■ Instruction: Your output must be the lines below from the line containing "Generate a Python" to the line containing "y_ticks = [34, 36, 38, 40, 42, 44, 46, 48]", both lines included, reproduced exactly and without pictures.

■ Exercise materials:

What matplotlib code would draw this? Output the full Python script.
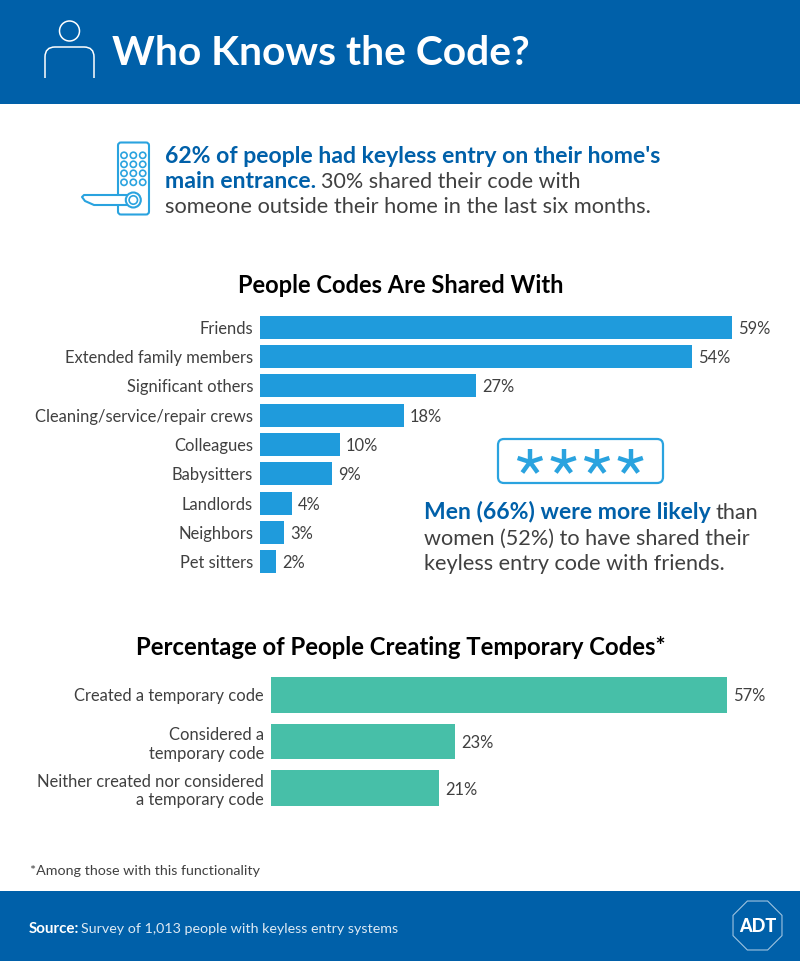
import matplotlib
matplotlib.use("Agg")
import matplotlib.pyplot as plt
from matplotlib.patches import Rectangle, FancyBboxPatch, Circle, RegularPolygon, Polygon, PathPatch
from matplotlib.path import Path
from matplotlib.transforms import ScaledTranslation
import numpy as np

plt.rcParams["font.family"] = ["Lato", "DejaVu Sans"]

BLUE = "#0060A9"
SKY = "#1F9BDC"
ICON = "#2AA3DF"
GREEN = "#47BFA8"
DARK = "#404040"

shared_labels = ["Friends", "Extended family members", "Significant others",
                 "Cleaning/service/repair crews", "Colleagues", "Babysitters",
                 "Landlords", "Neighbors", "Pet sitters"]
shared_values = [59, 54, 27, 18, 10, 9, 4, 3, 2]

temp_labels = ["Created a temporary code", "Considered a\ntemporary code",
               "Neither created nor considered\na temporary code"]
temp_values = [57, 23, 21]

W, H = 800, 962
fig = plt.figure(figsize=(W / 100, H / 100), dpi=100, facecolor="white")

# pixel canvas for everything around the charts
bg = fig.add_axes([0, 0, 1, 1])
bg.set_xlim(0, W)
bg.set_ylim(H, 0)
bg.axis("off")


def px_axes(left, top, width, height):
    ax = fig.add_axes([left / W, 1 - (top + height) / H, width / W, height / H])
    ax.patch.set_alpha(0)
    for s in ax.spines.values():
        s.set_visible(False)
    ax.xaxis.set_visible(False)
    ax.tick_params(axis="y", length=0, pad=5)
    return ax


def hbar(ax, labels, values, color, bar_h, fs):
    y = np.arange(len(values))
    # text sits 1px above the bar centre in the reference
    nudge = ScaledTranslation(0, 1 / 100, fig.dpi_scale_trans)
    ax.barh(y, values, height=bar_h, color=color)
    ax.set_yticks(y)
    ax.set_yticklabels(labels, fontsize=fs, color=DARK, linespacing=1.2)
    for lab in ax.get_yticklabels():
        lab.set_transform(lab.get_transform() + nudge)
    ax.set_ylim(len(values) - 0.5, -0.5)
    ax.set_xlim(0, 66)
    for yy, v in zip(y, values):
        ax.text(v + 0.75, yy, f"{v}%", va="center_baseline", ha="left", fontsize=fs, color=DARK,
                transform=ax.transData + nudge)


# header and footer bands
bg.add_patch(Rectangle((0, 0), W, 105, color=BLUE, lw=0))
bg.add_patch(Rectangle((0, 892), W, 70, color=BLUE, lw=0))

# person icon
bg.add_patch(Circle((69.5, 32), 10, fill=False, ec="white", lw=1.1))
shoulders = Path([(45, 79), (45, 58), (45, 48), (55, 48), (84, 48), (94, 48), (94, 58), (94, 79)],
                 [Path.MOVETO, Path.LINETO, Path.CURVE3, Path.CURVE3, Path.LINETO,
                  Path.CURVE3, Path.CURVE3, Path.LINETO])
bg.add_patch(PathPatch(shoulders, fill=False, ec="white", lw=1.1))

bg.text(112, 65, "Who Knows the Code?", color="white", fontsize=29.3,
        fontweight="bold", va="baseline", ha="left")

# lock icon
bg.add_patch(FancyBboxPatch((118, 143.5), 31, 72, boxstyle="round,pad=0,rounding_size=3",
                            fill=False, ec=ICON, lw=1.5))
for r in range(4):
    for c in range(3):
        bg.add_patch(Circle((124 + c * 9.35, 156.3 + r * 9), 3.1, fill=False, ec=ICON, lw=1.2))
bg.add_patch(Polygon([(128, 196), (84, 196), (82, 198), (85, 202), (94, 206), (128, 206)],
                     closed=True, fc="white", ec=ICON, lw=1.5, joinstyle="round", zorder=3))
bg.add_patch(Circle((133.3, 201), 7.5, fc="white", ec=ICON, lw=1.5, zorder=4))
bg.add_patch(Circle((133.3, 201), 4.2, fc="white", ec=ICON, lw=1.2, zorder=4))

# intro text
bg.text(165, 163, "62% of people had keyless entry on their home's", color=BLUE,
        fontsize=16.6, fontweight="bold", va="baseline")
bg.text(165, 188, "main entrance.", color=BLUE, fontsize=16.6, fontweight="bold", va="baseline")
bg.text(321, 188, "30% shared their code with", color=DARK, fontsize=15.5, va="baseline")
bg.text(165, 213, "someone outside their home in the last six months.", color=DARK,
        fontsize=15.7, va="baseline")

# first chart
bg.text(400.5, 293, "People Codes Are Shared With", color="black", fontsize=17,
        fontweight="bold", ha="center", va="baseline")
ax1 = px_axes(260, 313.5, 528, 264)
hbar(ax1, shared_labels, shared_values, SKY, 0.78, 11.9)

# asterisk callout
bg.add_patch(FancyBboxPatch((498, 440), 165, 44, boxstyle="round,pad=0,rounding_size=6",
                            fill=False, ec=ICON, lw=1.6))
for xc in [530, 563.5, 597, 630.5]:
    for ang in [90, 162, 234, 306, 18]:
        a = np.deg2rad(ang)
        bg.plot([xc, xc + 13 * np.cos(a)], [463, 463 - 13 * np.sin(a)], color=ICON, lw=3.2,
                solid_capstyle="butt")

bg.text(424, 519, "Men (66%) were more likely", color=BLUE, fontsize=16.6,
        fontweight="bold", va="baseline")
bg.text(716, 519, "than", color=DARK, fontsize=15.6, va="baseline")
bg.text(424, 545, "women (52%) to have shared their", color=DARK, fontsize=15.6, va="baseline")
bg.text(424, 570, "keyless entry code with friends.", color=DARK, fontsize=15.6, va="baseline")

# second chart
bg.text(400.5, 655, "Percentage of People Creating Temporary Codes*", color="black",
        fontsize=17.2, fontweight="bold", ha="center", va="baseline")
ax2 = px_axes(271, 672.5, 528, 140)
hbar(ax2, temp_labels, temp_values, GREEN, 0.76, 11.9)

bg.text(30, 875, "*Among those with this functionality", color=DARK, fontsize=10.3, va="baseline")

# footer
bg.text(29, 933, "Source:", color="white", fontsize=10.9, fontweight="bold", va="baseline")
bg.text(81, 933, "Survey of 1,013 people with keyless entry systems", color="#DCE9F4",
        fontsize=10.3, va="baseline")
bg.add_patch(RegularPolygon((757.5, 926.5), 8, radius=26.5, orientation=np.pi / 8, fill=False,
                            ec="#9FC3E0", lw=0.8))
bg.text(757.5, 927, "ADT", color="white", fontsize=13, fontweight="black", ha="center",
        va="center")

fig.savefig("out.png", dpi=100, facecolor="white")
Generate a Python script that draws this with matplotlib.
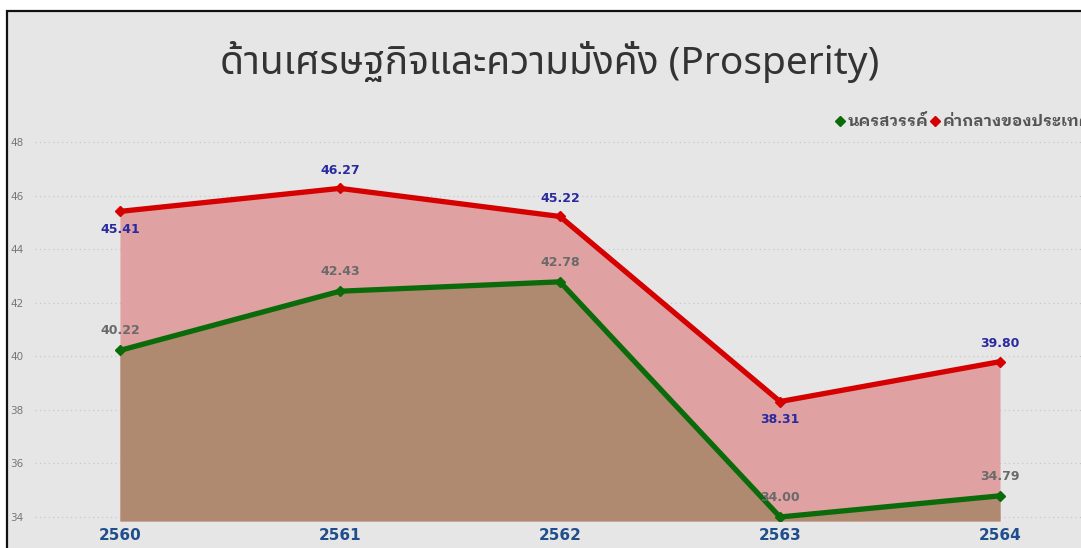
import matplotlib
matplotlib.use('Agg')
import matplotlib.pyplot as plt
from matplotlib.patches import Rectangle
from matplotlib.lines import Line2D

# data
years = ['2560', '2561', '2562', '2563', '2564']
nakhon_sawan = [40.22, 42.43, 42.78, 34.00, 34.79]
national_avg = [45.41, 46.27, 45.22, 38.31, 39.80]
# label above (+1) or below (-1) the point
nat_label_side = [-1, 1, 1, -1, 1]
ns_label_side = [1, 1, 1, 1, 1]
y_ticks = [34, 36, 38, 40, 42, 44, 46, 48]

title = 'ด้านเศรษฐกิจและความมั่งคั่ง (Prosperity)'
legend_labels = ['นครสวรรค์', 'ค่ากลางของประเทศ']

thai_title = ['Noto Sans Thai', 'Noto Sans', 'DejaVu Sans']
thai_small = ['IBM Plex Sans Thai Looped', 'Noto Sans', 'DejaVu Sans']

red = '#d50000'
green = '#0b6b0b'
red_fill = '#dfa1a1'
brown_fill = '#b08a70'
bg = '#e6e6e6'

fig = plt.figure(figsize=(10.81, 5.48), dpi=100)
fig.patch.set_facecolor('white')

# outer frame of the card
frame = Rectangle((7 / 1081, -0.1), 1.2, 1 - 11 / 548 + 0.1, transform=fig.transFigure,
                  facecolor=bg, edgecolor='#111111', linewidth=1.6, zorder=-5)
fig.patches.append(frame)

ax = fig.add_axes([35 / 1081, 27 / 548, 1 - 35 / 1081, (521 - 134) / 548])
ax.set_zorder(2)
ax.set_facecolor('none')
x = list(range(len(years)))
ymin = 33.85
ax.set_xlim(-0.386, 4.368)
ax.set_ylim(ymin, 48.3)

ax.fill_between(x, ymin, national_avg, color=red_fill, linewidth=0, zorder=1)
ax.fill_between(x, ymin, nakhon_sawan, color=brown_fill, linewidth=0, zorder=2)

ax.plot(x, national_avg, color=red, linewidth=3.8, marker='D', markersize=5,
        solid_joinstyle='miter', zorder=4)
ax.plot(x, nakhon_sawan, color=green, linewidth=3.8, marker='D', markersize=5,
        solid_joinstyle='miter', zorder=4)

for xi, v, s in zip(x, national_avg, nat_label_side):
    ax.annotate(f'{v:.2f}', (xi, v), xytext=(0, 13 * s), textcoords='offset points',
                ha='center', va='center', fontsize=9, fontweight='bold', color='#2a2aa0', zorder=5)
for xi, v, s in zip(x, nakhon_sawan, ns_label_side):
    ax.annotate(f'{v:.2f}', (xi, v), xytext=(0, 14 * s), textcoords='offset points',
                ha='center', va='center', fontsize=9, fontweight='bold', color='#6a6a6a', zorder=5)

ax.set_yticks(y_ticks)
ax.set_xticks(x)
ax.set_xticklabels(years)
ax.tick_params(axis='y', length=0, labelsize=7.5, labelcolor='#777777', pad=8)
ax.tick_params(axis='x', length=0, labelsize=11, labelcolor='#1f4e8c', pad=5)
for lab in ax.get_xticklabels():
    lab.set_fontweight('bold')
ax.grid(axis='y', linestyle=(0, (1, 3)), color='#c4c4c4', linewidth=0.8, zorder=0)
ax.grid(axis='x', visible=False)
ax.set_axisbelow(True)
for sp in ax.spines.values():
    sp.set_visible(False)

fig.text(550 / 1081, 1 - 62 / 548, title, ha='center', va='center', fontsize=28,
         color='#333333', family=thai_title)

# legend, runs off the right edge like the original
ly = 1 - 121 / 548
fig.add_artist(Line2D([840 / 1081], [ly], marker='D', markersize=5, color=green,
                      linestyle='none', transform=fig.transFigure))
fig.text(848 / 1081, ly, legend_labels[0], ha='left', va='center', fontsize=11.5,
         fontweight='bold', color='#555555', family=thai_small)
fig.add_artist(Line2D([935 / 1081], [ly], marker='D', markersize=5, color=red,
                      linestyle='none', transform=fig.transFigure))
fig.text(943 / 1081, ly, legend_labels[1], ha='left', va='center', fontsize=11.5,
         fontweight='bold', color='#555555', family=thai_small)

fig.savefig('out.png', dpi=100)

■ Reply:
Generate a Python script that draws this with matplotlib.
import matplotlib
matplotlib.use('Agg')
import matplotlib.pyplot as plt
from matplotlib.patches import Rectangle
from matplotlib.lines import Line2D

# data
years = ['2560', '2561', '2562', '2563', '2564']
nakhon_sawan = [40.22, 42.43, 42.78, 34.00, 34.79]
national_avg = [45.41, 46.27, 45.22, 38.31, 39.80]
# label above (+1) or below (-1) the point
nat_label_side = [-1, 1, 1, -1, 1]
ns_label_side = [1, 1, 1, 1, 1]
y_ticks = [34, 36, 38, 40, 42, 44, 46, 48]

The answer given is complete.